もちろん、ほかのノマドワーカーとコミュニケーションを取りたいという場合もあるでしょう。そういうときには、屋外に用意されているカフェなどで談笑できるようになっています。実際にカフェ周辺のテーブルでは、多くの欧米人が談笑する姿や、子供連れでPCを開いて仕事をしている姿も見られました。そういった姿を見習って、私も屋外のテーブルでPCを開いてしばらく仕事をしてみましたが、何と言ってもその環境のよさがかなり気に入りました。このような環境で仕事ができるノマドワーカーがうらやましいと感じたほどです。
PUNSPACE Wiang Kaewでは、長期契約のメンバープランの利用が基本となっていますが、1日または1週間のビジタープランも用意されていますので、ワーケーションではビジタープランを利用すればよいでしょう。ビジタープランの利用料金は、1日プランが289バーツ(約997円)で、9時から18時まで利用可能。1週間プランは1699バーツ(約5862円)で、7日間24時間利用可能です。
ワーケション実践には長期滞在型ホテルがお勧め
紹介したようなコワーキングスペースを利用したワーケーションを実践するには、もちろん長期滞在が基本となります。そして、チェンマイには長期滞在を考慮した宿泊施設が充実しています。

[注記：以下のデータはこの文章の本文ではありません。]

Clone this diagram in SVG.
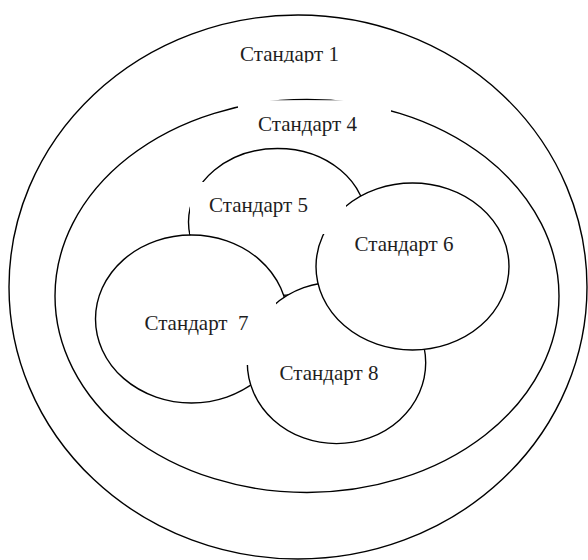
<svg xmlns="http://www.w3.org/2000/svg" width="588" height="560" viewBox="0 0 588 560">
<style>
.fill{fill:#fff;stroke:none}
.line{fill:none;stroke:#000;stroke-width:1.4}
text{font-family:"Liberation Serif","Times New Roman",serif;font-size:21px;fill:#1e1e1e;text-anchor:middle}
</style>
<defs>
<clipPath id="k1"><rect x="0" y="0" width="588" height="62.5"/></clipPath>
<clipPath id="k4"><path clip-rule="evenodd" d="M0 0H588V560H0Z M238 100.2H391V140H238Z"/></clipPath>
<clipPath id="k5"><path clip-rule="evenodd" d="M0 0H588V560H0Z M190 182H346V234H190Z"/></clipPath>
<clipPath id="k7"><path clip-rule="evenodd" d="M0 0H588V560H0Z M140 300H276V365H140Z"/></clipPath>
</defs>
<rect width="588" height="560" fill="#fff"/>
<g id="standard-1">
<ellipse class="fill" cx="298" cy="287" rx="289" ry="272"/>
<ellipse class="line" cx="298" cy="287" rx="289" ry="272"/>
<text x="289.5" y="61" clip-path="url(#k1)">Стандарт 1</text>
</g>
<g id="standard-4">
<ellipse class="fill" cx="307" cy="296" rx="252" ry="196.5"/>
<ellipse class="line" cx="307" cy="296" rx="252" ry="196.5" clip-path="url(#k4)"/>
<text x="307.5" y="131">Стандарт 4</text>
</g>
<g id="standard-5">
<ellipse class="fill" cx="277.5" cy="222" rx="89" ry="73.5"/>
<ellipse class="line" cx="277.5" cy="222" rx="89" ry="73.5" clip-path="url(#k5)"/>
<text x="258.5" y="212">Стандарт 5</text>
</g>
<g id="standard-7">
<ellipse class="fill" cx="191.5" cy="319" rx="96" ry="84"/>
<ellipse class="line" cx="191.5" cy="319" rx="96" ry="84"/>
<text x="196.5" y="330" xml:space="preserve">Стандарт  7</text>
</g>
<g id="standard-8">
<ellipse class="fill" cx="336.5" cy="362.8" rx="89.2" ry="80.8"/>
<ellipse class="line" cx="336.5" cy="362.8" rx="89.2" ry="80.8" clip-path="url(#k7)"/>
<text x="329" y="380">Стандарт 8</text>
</g>
<g id="standard-6">
<ellipse class="fill" cx="412.5" cy="266.5" rx="96.5" ry="83.5"/>
<ellipse class="line" cx="412.5" cy="266.5" rx="96.5" ry="83.5" clip-path="url(#k5)"/>
<text x="404" y="251">Стандарт 6</text>
</g>
</svg>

今回のツアーで滞在したホテル「カンタリー ヒルズ ホテル」もその1つです。もともと日本人観光客にも人気のホテルだそうで、館内には日本語の案内も用意されていて、安心して滞在できます。
そして、今回滞在した部屋は、リビングルームにキッチンやダイニングスペースが用意されて、ベッドルームも独立した、コンドミニアムスタイルの部屋でした。キッチンには大型の冷蔵庫にコンロ、電子レンジなどが備わっていて、自炊も問題なく行なえるようになっています。また、洗濯機も設置されていて、長期滞在にもってこいの設備が整っていました。
リビングスペースには、大型のテレビに加えてソファとローテーブルが設置されくつろいで滞在できるのはもちろん、PCを開いて仕事もこなせるデスクスペースもあります。もちろんWi-Fiもしっかり完備していますので、ワーケーションの拠点として活用する場合でもまったく問題ないと言ってよいでしょう。
カンタリー ヒルズ ホテルは、どちらかというとい高級なホテルに分類されますので、滞在費も1泊あたり日本円で1万円を超えてしまいます。ただ、館内のプールやジムなども利用できますし、何より環境はかなりよいので、多少コストをかけてでも快適に長期滞在したい場合にお勧めのホテルと言えます。
もちろん、こちら以外にも、チェンマイには多くの長期滞在型ホテルがありますし、よりリーズナブルな宿泊施設も多くありますので、予算に応じていろいろと調べてみることをお勧めします。